I always try to follow my instincts when it comes to things of this nature. I have resisted doing so because it wasnt the way I wanted things to turn out but now I know better.
Slow down. Stop. Listen. Observe. That is all
i seriously dislike the term “you took him/her from me”. people are not property, you can’t own them. they left you/cheated on you because they wanted to. there is nothing you can do about that.
and moeguns is right. no matter who are you with someone is always going to try to take your place. i can’t live my life worrying about who wants to get my girl. if she wants to go then she is free to leave. i have to trust and have faith that she keeps her word and stays committed to our relationship.
“Cheating is a weakness. My advice: stop dating weak individuals.”
I cant co-sign this enough. This is an excellent way to describe cheating. Nice post, slides. ;-p
I don’t really have anything to strongly agree or disagree on but……I’m not Jewish and I’ll take my gift now. LOL
The easiest way not to cheat is to NOT put yourself in the position to do it. I learned this lesson at age 23 (I won’t be providing details though). :-p Chris Rock mentioned once how men are not used to being chased by women. So when we try to run…we end up getting a charley horse (cramp)…and eventually “caught”. The easiest thing to do is not get close enough to have to run. Don’t allow yourself to be alone with that person. No hotels. No cars. Not even the freezer section in the grocery store. A woman will take “matters” into her own hands at any moment if she wants you bad enough. So it’s best if we keep our “matters” at a safe distance.

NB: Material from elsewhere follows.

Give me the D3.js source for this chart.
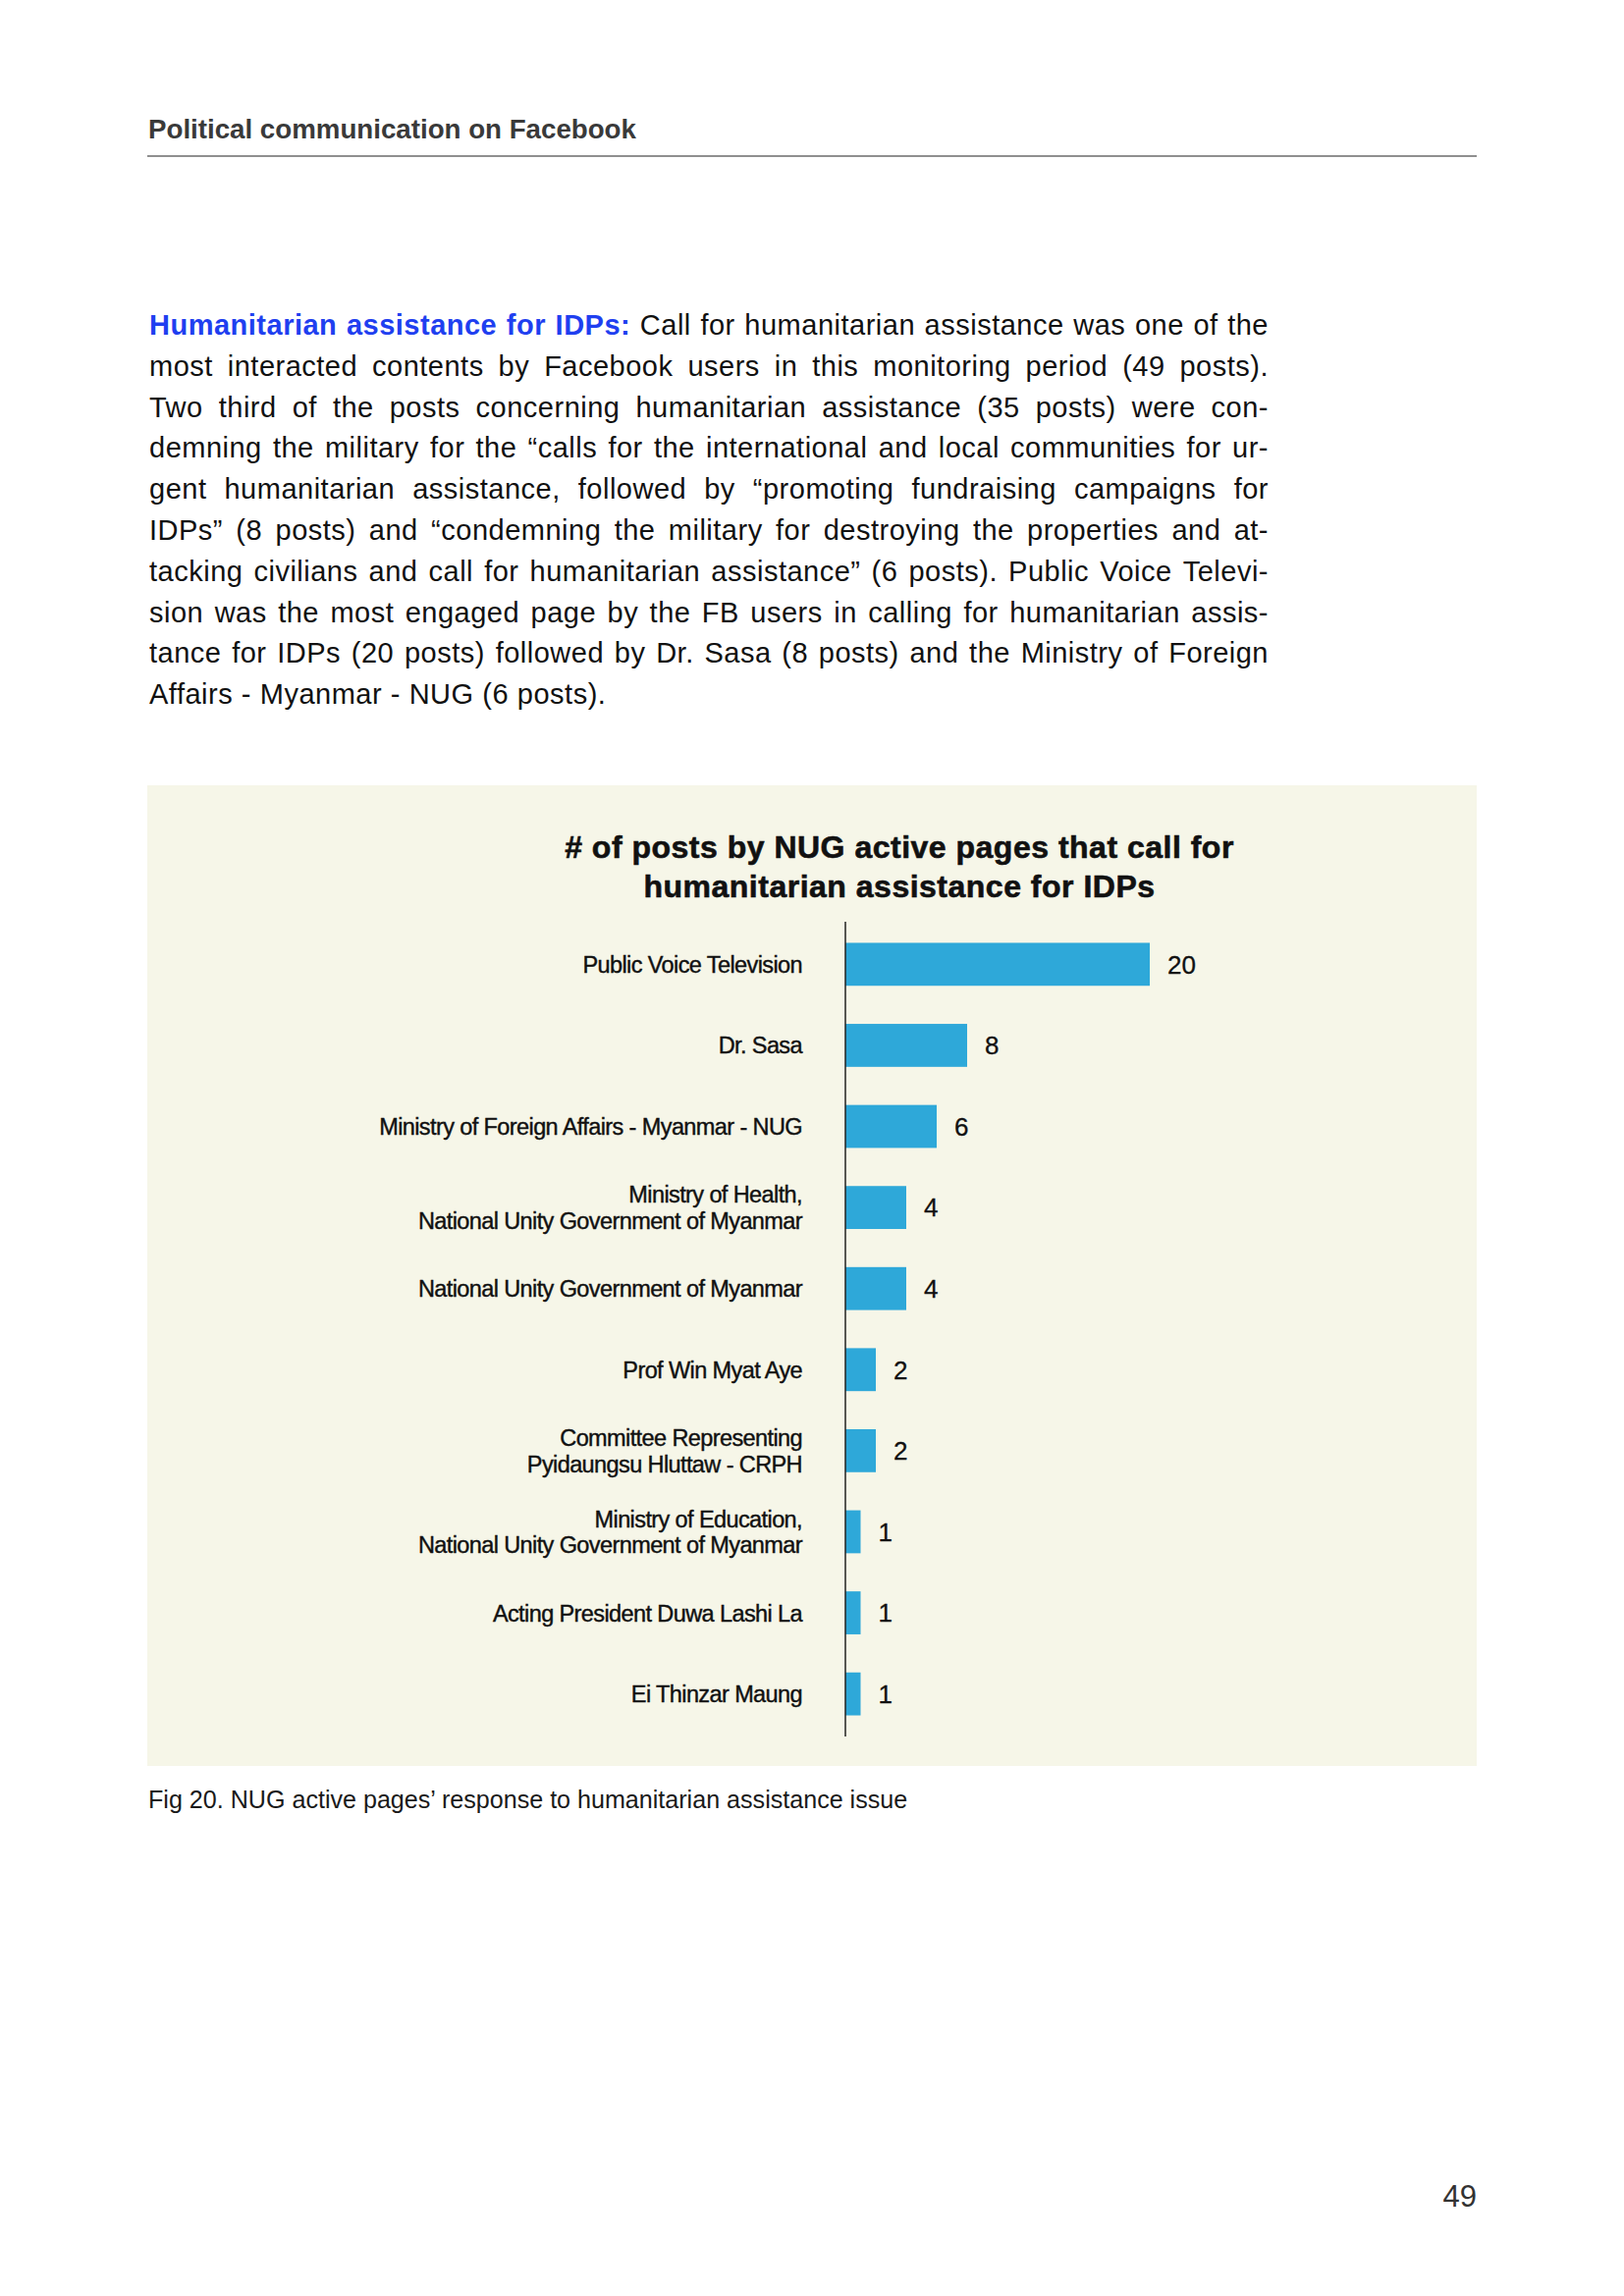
<!DOCTYPE html>
<html>
<head>
<meta charset="utf-8">
<script src="https://cdn.jsdelivr.net/npm/d3@7"></script>
<style>
  body { margin: 0; background: #fff; }
  svg { display: block; }
</style>
</head>
<body>
<div id="root"></div>
<script>
// datos del grafico
const pages = [
  "Public Voice Television",
  "Dr. Sasa",
  "Ministry of Foreign Affairs - Myanmar - NUG",
  "Ministry of Health,\nNational Unity Government of Myanmar",
  "National Unity Government of Myanmar",
  "Prof Win Myat Aye",
  "Committee Representing\nPyidaungsu Hluttaw - CRPH",
  "Ministry of Education,\nNational Unity Government of Myanmar",
  "Acting President Duwa Lashi La",
  "Ei Thinzar Maung"
]
const posts = [20, 8, 6, 4, 4, 2, 2, 1, 1, 1]
const xTicks = [0, 20]

const chartTitle = [
  "# of posts by NUG active pages that call for",
  "humanitarian assistance for IDPs"
]
const headerText = "Political communication on Facebook"
const leadText = "Humanitarian assistance for IDPs:"
const bodyLines = [
  "Call for humanitarian assistance was one of the",
  "most interacted contents by Facebook users in this monitoring period (49 posts).",
  "Two third of the posts concerning humanitarian assistance (35 posts) were con-",
  "demning the military for the \u201ccalls for the international and local communities for ur-",
  "gent humanitarian assistance, followed by \u201cpromoting fundraising campaigns for",
  "IDPs\u201d (8 posts) and \u201ccondemning the military for destroying the properties and at-",
  "tacking civilians and call for humanitarian assistance\u201d (6 posts). Public Voice Televi-",
  "sion was the most engaged page by the FB users in calling for humanitarian assis-",
  "tance for IDPs (20 posts) followed by Dr. Sasa (8 posts) and the Ministry of Foreign",
  "Affairs - Myanmar - NUG (6 posts)."
]
const captionText = "Fig 20. NUG active pages\u2019 response to humanitarian assistance issue"
const pageNumber = "49"

const W = 1654, H = 2339
const font = "'Liberation Sans', Arial, Helvetica, sans-serif"

const svg = d3.select("#root").append("svg")
  .attr("width", W)
  .attr("height", H)
  .attr("viewBox", `0 0 ${W} ${H}`)
  .style("font-family", font)

svg.append("rect").attr("width", W).attr("height", H).attr("fill", "#fff")

// cabecera
svg.append("text")
  .attr("x", 151)
  .attr("y", 141)
  .attr("font-size", 27.7)
  .attr("font-weight", 700)
  .attr("fill", "#3a3a3a")
  .text(headerText)

svg.append("line")
  .attr("x1", 150).attr("x2", 1504)
  .attr("y1", 159).attr("y2", 159)
  .attr("stroke", "#6a6a6a")
  .attr("stroke-width", 1.5)

// parrafo justificado
const textLeft = 152, textRight = 1292
const lineStart = 341, lineGap = 41.8
const bodySize = 29
const body = svg.append("g")
  .attr("font-size", bodySize)
  .attr("fill", "#111")
  .style("letter-spacing", "0.5px")

bodyLines.forEach((line, i) => {
  let words = line.split(" ").map(w => ({ w, lead: false }))
  if (i === 0) words = leadText.split(" ").map(w => ({ w, lead: true })).concat(words)
  const y = lineStart + i * lineGap
  const g = body.append("g")
  const texts = g.selectAll("text")
    .data(words)
    .enter()
    .append("text")
    .attr("y", y)
    .attr("font-weight", d => d.lead ? 700 : 400)
    .attr("fill", d => d.lead ? "#1f3ff0" : "#111")
    .text(d => d.w)
  const widths = texts.nodes().map(n => n.getComputedTextLength())
  const total = d3.sum(widths)
  const last = i === bodyLines.length - 1
  const gap = last ? bodySize * 0.3 : (textRight - textLeft - total) / (words.length - 1)
  let x = textLeft
  texts.attr("x", (d, k) => {
    const pos = x
    x += widths[k] + gap
    return pos
  })
})

// panel del grafico
const panel = { x: 150, y: 800, w: 1354, h: 999 }
svg.append("rect")
  .attr("x", panel.x).attr("y", panel.y)
  .attr("width", panel.w).attr("height", panel.h)
  .attr("fill", "#f6f6e8")

svg.append("g")
  .attr("font-size", 32)
  .attr("font-weight", 700)
  .attr("fill", "#111")
  .attr("stroke", "#111")
  .attr("stroke-width", 0.6)
  .attr("text-anchor", "middle")
  .style("letter-spacing", "0.5px")
  .selectAll("text")
  .data(chartTitle)
  .enter()
  .append("text")
  .attr("x", 916)
  .attr("y", (d, i) => 873.5 + i * 40.2)
  .text(d => d)

const x = d3.scaleLinear()
  .domain(d3.extent(xTicks))
  .range([861, 1171])

const y = d3.scaleBand()
  .domain(pages)
  .range([939, 1769])
  .paddingInner(0.47)
  .paddingOuter(0.26)

const chart = svg.append("g")

chart.selectAll("rect.bar")
  .data(pages)
  .enter()
  .append("rect")
  .attr("class", "bar")
  .attr("x", x(0))
  .attr("y", d => y(d))
  .attr("width", (d, i) => x(posts[i]) - x(0))
  .attr("height", y.bandwidth())
  .attr("fill", "#2ea8d9")

chart.append("line")
  .attr("x1", x(0)).attr("x2", x(0))
  .attr("y1", y.range()[0]).attr("y2", y.range()[1])
  .attr("stroke", "#222")
  .attr("stroke-width", 1.5)

// valores
chart.append("g")
  .attr("font-size", 26)
  .attr("fill", "#111")
  .attr("stroke", "#111")
  .attr("stroke-width", 0.3)
  .selectAll("text")
  .data(pages)
  .enter()
  .append("text")
  .attr("x", (d, i) => x(posts[i]) + 18)
  .attr("y", d => y(d) + y.bandwidth() / 2)
  .attr("dy", "0.36em")
  .text((d, i) => posts[i])

// etiquetas de categoria
const labels = chart.append("g")
  .attr("font-size", 23.5)
  .attr("fill", "#111")
  .attr("stroke", "#111")
  .attr("stroke-width", 0.4)
  .attr("text-anchor", "end")
  .style("letter-spacing", "-0.6px")
  .selectAll("text")
  .data(pages)
  .enter()
  .append("text")
  .attr("transform", d => `translate(817 ${y(d) + y.bandwidth() / 2})`)

labels.selectAll("tspan")
  .data(d => {
    const parts = d.split("\n")
    return parts.map((p, k) => ({ p, k, n: parts.length }))
  })
  .enter()
  .append("tspan")
  .attr("x", 0)
  .attr("y", d => (d.k - (d.n - 1) / 2) * 26.8)
  .attr("dy", "0.36em")
  .text(d => d.p)

// pie de figura
svg.append("text")
  .attr("x", 151)
  .attr("y", 1842)
  .attr("font-size", 25.1)
  .attr("fill", "#1a1a1a")
  .text(captionText)

svg.append("text")
  .attr("x", 1504)
  .attr("y", 2248)
  .attr("text-anchor", "end")
  .attr("font-size", 31)
  .attr("fill", "#333")
  .text(pageNumber)
</script>
</body>
</html>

And thanks for the shout out!
Cosign w/you. Some of the things said in this post make me restate what I said before. “Cheating is a weakness. My advice: stop dating weak individuals.” A lot of women will continue to choose the same type of guy they just left, and will believe that the might of their yoni will change him from a frog into a prince. It just won’t happen. People will not change unless they see something wrong w/what they’re doing, and desire to make a change…and those are just the first steps. Great post. Moeguns….the game-face is on! Thanks guys for the food for thought.
1- I’m converting BACK to Catholicism JUST to claim my Christmas Present. Thanks!

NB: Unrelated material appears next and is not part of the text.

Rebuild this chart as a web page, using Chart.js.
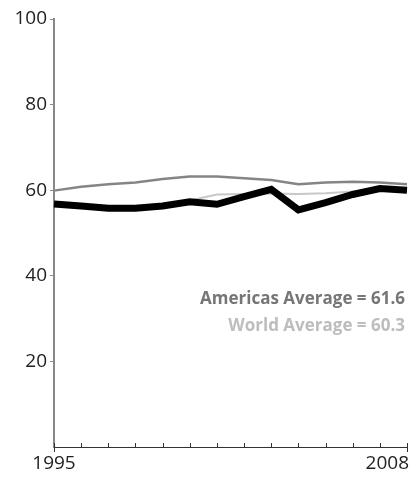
<!DOCTYPE html>
<html>
<head>
<meta charset="utf-8">
<script src="https://cdn.jsdelivr.net/npm/chart.js@4"></script>
<style>
  html, body { margin: 0; padding: 0; background: #fff; }
  #wrap { width: 412px; height: 480px; }
</style>
</head>
<body>
<div id="wrap"><canvas id="chart" width="412" height="480"></canvas></div>
<script>
const years = [1995, 1996, 1997, 1998, 1999, 2000, 2001, 2002, 2003, 2004, 2005, 2006, 2007, 2008];
const countryValues = [56.8, 56.3, 55.8, 55.8, 56.3, 57.3, 56.7, 58.5, 60.2, 55.4, 57.1, 59.0, 60.4, 60.0];
const americasValues = [59.9, 60.8, 61.4, 61.8, 62.6, 63.2, 63.2, 62.8, 62.4, 61.4, 61.8, 62.0, 61.8, 61.4];
const worldValues = [56.8, 56.5, 56.2, 56.3, 56.8, 57.6, 59.0, 59.1, 59.2, 59.1, 59.3, 59.7, 60.2, 60.3];
const yTicks = [20, 40, 60, 80, 100];
const xTickLabels = ["1995", "2008"];
const notes = [
    { text: "Americas Average = 61.6", color: "#767676" },
    { text: "World Average = 60.3", color: "#bdbdbd" }
];

// ticks on the x axis point up, labels only at both ends
const xAxisDecor = {
    id: "xAxisDecor",
    afterDraw(chart) {
        const ctx = chart.ctx;
        const x = chart.scales.x;
        const area = chart.chartArea;
        ctx.save();
        ctx.strokeStyle = "#333";
        ctx.lineWidth = 1;
        years.forEach((yr, i) => {
            const px = Math.round(x.getPixelForValue(i)) + 0.5;
            const last = i === 0 || i === years.length - 1;
            ctx.beginPath();
            ctx.moveTo(px, area.bottom - 4);
            ctx.lineTo(px, area.bottom + (last ? 5 : 0));
            ctx.stroke();
        });
        ctx.fillStyle = "#222";
        ctx.font = "19px 'Open Sans'";
        ctx.textBaseline = "top";
        ctx.textAlign = "center";
        ctx.fillText(xTickLabels[0], x.getPixelForValue(0), area.bottom + 7);
        ctx.textAlign = "right";
        ctx.fillText(xTickLabels[1], x.getPixelForValue(years.length - 1) + 2, area.bottom + 7);

        ctx.font = "bold 17px 'Open Sans'";
        ctx.textBaseline = "middle";
        notes.forEach((n, i) => {
            ctx.fillStyle = n.color;
            ctx.fillText(n.text, 405, 299 + i * 27);
        });
        ctx.restore();
    }
};

new Chart(document.getElementById("chart"), {
    type: "line",
    data: {
        labels: years,
        datasets: [
            {
                label: "Country",
                data: countryValues,
                borderColor: "#000",
                borderWidth: 7,
                order: 0
            },
            {
                label: "Americas",
                data: americasValues,
                borderColor: "#858585",
                borderWidth: 2.5,
                order: 1
            },
            {
                label: "World",
                data: worldValues,
                borderColor: "#c8c8c8",
                borderWidth: 2,
                order: 2
            }
        ]
    },
    options: {
        responsive: false,
        animation: false,
        layout: { padding: { top: 19, right: 5, left: 0, bottom: 0 } },
        elements: {
            point: { radius: 0 },
            line: { tension: 0, borderCapStyle: "butt", borderJoinStyle: "miter" }
        },
        plugins: {
            legend: { display: false },
            tooltip: { enabled: false }
        },
        scales: {
            x: {
                offset: false,
                grid: { display: false, drawTicks: false },
                border: { display: true, color: "#333", width: 1 },
                ticks: { display: false },
                afterFit(scale) { scale.height = 33; }
            },
            y: {
                min: 0,
                max: 100,
                afterBuildTicks(scale) {
                    scale.ticks = yTicks.map(v => ({ value: v }));
                },
                grid: { drawOnChartArea: false, tickLength: 4, color: "#888" },
                border: { display: true, color: "#888", width: 2 },
                ticks: {
                    color: "#222",
                    padding: 3,
                    font: { family: "'Open Sans'", size: 19 }
                },
                afterFit(scale) { scale.width = 54; }
            }
        }
    },
    plugins: [xAxisDecor]
});
</script>
</body>
</html>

2- While I tend to agree I always bring up the point that it takes two to ruin a relationship, so even the person who is being cheated on needs to take a look at what type of environment was created within that union to make the cheater think it was OK to do so. And then proceed to the butcher block for the biggest, sharpest knife and HANDLE THAT.
That is all.
OK, where to begin? First, I do agree that cheating is a weakness. I don’t know if I agree that it can’t be prevented.
Every person has been equipped with some gauge of right and wrong. Shit, if it feels wrong, it probably is.
If you’re not ready to be monogamous(sp.), then don’t get into a monogamous relationship.
I think the bottom line is people don’t have the conversation of expectations early on and that is what messes people up. I say discuss it up front so that if the shit hits the fan, you’ve got a point of reference.
Great post Reina. Cheating is definitely a choice. If you aren’t happy in the situation that you’re in then remove yourself from it. Karma is a bitch and the pendulum swings both ways. It’s obvious that you are a very secure woman in the way that you handle the trust within your relationships. More woman could take a lesson in that. If he or she cheats then you really must examine what has gone on in the midst of that relationship. There comes a point that you have to just ask yourself the question…Is it really worth losing this person for a few moments of pleasure? We have all failed and fallen short but there does come a time when we have to make grown up decisions and grown up choices. It’s hard to be a grown up sometimes and cheating is high risk reward! Again, great post!
Great post!! My boyfriend is loving your blog, he reads it more than i do. Anyone is capable of anything.We should stop relegating ourselves as 5-0.
Thanks for stopping through. Give my thanks to your boyfriend as well. Hope to see both of you commenting more in the future!